= Triple Take =

American comic strip by Todd Clark and Scott Nickel

Scott Nickel and Todd Clark's Triple Take (January 11, 2007)

Triple Take is an American comic strip by Todd Clark and Scott Nickel that featured three separate punch lines in each daily installment. The strip was syndicated by King Features Syndicate and ran from April 4, 2005, to August 26, 2007. Clark provided the majority of the writing with Nickel drawing the strip and contributing gags.

==Triple punchlines==
At its peak, Triple Take was syndicated to 40 newspapers. When it ended, the strip was appearing in 29 papers. The idea for Triple Take came from the late Jay Kennedy, comics editor at King Features, who developed the strip with Nickel and Clark. In 2005 press release, Kennedy commented, "What separates Triple Take from other comic features is that it delivers three different punchlines in one strip. Ask any cartoonist who has labored all day on one punch line and they will tell you how difficult it is to create three ideas for one gag. It takes true talent. This is a business where your talent will get you far. You don’t need to 'know someone' or have 'a connection'. If you have the talent, you’re made. These men (Clark and Nickel) have the talent." Kennedy died in a drowning accident in March 2007 at the age of 50.

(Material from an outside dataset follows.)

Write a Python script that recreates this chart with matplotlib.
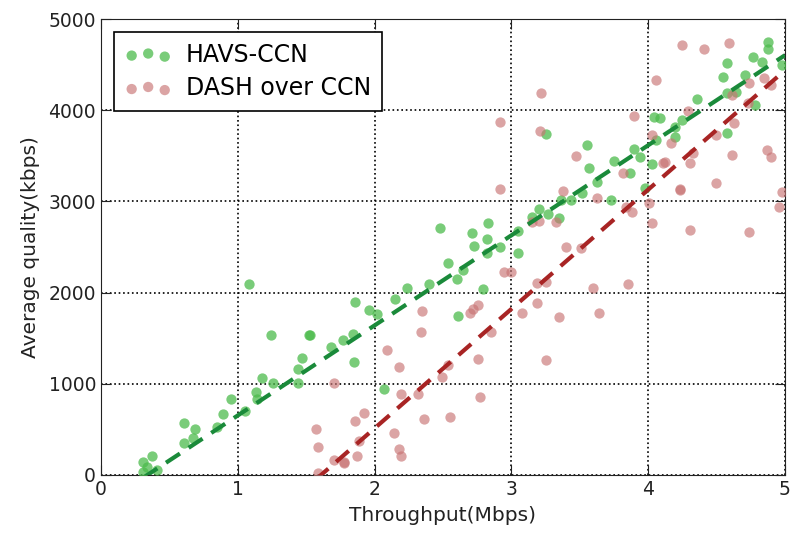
import numpy as np
import matplotlib
matplotlib.use("Agg")
import matplotlib.pyplot as plt

# throughput (Mbps) / average quality (kbps)
havs_x = [0.31, 0.37, 0.34, 0.31, 0.41, 0.61, 0.67, 0.61, 0.69, 0.85, 0.89,
          0.95, 1.05, 1.08, 1.13, 1.14, 1.18, 1.24, 1.26, 1.44, 1.44, 1.47,
          1.52, 1.53, 1.68, 1.77, 1.84, 1.85, 1.86, 1.96, 2.02, 2.07, 2.15,
          2.24, 2.40, 2.48, 2.54, 2.60, 2.61, 2.65, 2.71, 2.73, 2.79, 2.82,
          2.82, 2.83, 2.92, 3.05, 3.05, 3.15, 3.20, 3.25, 3.27, 3.35, 3.36,
          3.44, 3.52, 3.55, 3.57, 3.63, 3.73, 3.75, 3.87, 3.90, 3.94, 3.98,
          4.03, 4.04, 4.06, 4.09, 4.20, 4.20, 4.25, 4.36, 4.55, 4.58, 4.58,
          4.58, 4.64, 4.71, 4.77, 4.78, 4.83, 4.88, 4.88, 4.98]
havs_y = [143, 208, 88, 33, 55, 570, 406, 351, 504, 526, 669,
          833, 702, 2094, 910, 833, 1064, 1535, 1009, 1162, 1009, 1283,
          1535, 1535, 1403, 1480, 1546, 1239, 1897, 1809, 1765, 943, 1930,
          2050, 2094, 2708, 2325, 2149, 1743, 2248, 2653, 2511, 2039, 2588,
          2434, 2763, 2500, 2434, 2675, 2829, 2917, 3739, 2862, 2818, 3015,
          3015, 3092, 3618, 3366, 3213, 3015, 3443, 3311, 3575, 3487, 3147,
          3410, 3925, 3673, 3914, 3816, 3706, 3893, 4123, 4364, 4518, 4189,
          3750, 4200, 4386, 4583, 4057, 4529, 4748, 4671, 4496]

dash_x = [1.57, 1.59, 1.59, 1.70, 1.70, 1.78, 1.78, 1.86, 1.87, 1.89, 1.92,
          2.09, 2.14, 2.18, 2.18, 2.19, 2.19, 2.32, 2.34, 2.35, 2.36, 2.49,
          2.54, 2.55, 2.70, 2.72, 2.76, 2.76, 2.77, 2.85, 2.92, 2.92, 2.95,
          3.00, 3.08, 3.15, 3.19, 3.19, 3.20, 3.21, 3.22, 3.25, 3.25, 3.33,
          3.35, 3.38, 3.40, 3.47, 3.51, 3.60, 3.63, 3.64, 3.82, 3.84, 3.85,
          3.88, 3.90, 4.01, 4.03, 4.03, 4.06, 4.11, 4.12, 4.17, 4.23, 4.23,
          4.25, 4.29, 4.31, 4.31, 4.33, 4.41, 4.50, 4.50, 4.59, 4.61, 4.61,
          4.63, 4.73, 4.74, 4.74, 4.85, 4.87, 4.90, 4.90, 4.96, 4.98]
dash_y = [504, 307, 22, 1009, 164, 142, 131, 592, 208, 373, 680,
          1371, 460, 1184, 285, 208, 888, 888, 1568, 1798, 614, 1075,
          1206, 636, 1776, 1820, 1864, 1272, 855, 1568, 3871, 3136, 2226,
          2226, 1776, 2774, 2105, 1886, 2785, 3772, 4189, 2116, 1261, 2774,
          1732, 3114, 2500, 3498, 2489, 2050, 3037, 1776, 3311, 2939, 2094,
          2884, 3936, 2982, 3728, 2763, 4331, 3421, 3432, 3640, 3136, 3125,
          4715, 3991, 3421, 2686, 3531, 4671, 3728, 3202, 4737, 4167, 3509,
          3860, 4079, 4298, 2664, 4353, 3564, 4276, 3487, 2939, 3103]

# fitted trend lines (slope, intercept) as drawn in the figure
havs_fit = (988, -336)
dash_fit = (1309, -2107)

plt.rcParams['font.family'] = 'DejaVu Sans'

fig = plt.figure(figsize=(7.92, 5.33), dpi=100)
ax = fig.add_axes([0.1275, 0.109, 0.8635, 0.855])

ax.scatter(havs_x, havs_y, s=55, color='#4cbb4c', alpha=0.75, lw=0,
           label='HAVS-CCN', zorder=3)
ax.scatter(dash_x, dash_y, s=55, color='#c87474', alpha=0.65, lw=0,
           label='DASH over CCN', zorder=3)

for xs, (k, b), c in [(havs_x, havs_fit, '#1a8a3a'), (dash_x, dash_fit, '#a82424')]:
    xx = np.array([min(xs), 5])
    ax.plot(xx, k * xx + b, ls=(0, (4, 2.5)), color=c, lw=3, zorder=4)

ax.set_xlim(0, 5)
ax.set_ylim(0, 5000)
ax.set_xticks([0, 1, 2, 3, 4, 5])
ax.set_yticks([0, 1000, 2000, 3000, 4000, 5000])
ax.grid(True, color='black', ls=':', lw=1.2)
ax.set_axisbelow(True)
ax.tick_params(direction='in', length=7, top=True, right=True,
               labelsize=13.5, colors='#222222')
for sp in ax.spines.values():
    sp.set_color('#222222')
ax.set_xlabel('Throughput(Mbps)', fontsize=14.5, color='#222222', labelpad=5)
ax.set_ylabel('Average quality(kbps)', fontsize=14.5, color='#222222', labelpad=6)

leg = ax.legend(loc='upper left', scatterpoints=3, fontsize=17,
                fancybox=False, framealpha=1, edgecolor='black',
                borderaxespad=0.55, handletextpad=0.6, labelspacing=0.4,
                borderpad=0.45)
leg.get_frame().set_linewidth(1.2)

fig.savefig('out.png', dpi=100)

In the same press release, Nickel noted, "We get three chances to make the reader laugh. If we’re successful at least two out of three times, we have a better batting average than most major-league baseball players. And we do it without steroids! Everything is fair game. Pop culture, history, everyday life… we pull inspiration from everywhere. And with no regular cast of characters, the range of subjects can span anywhere from aliens to pirates or even alien pirates!"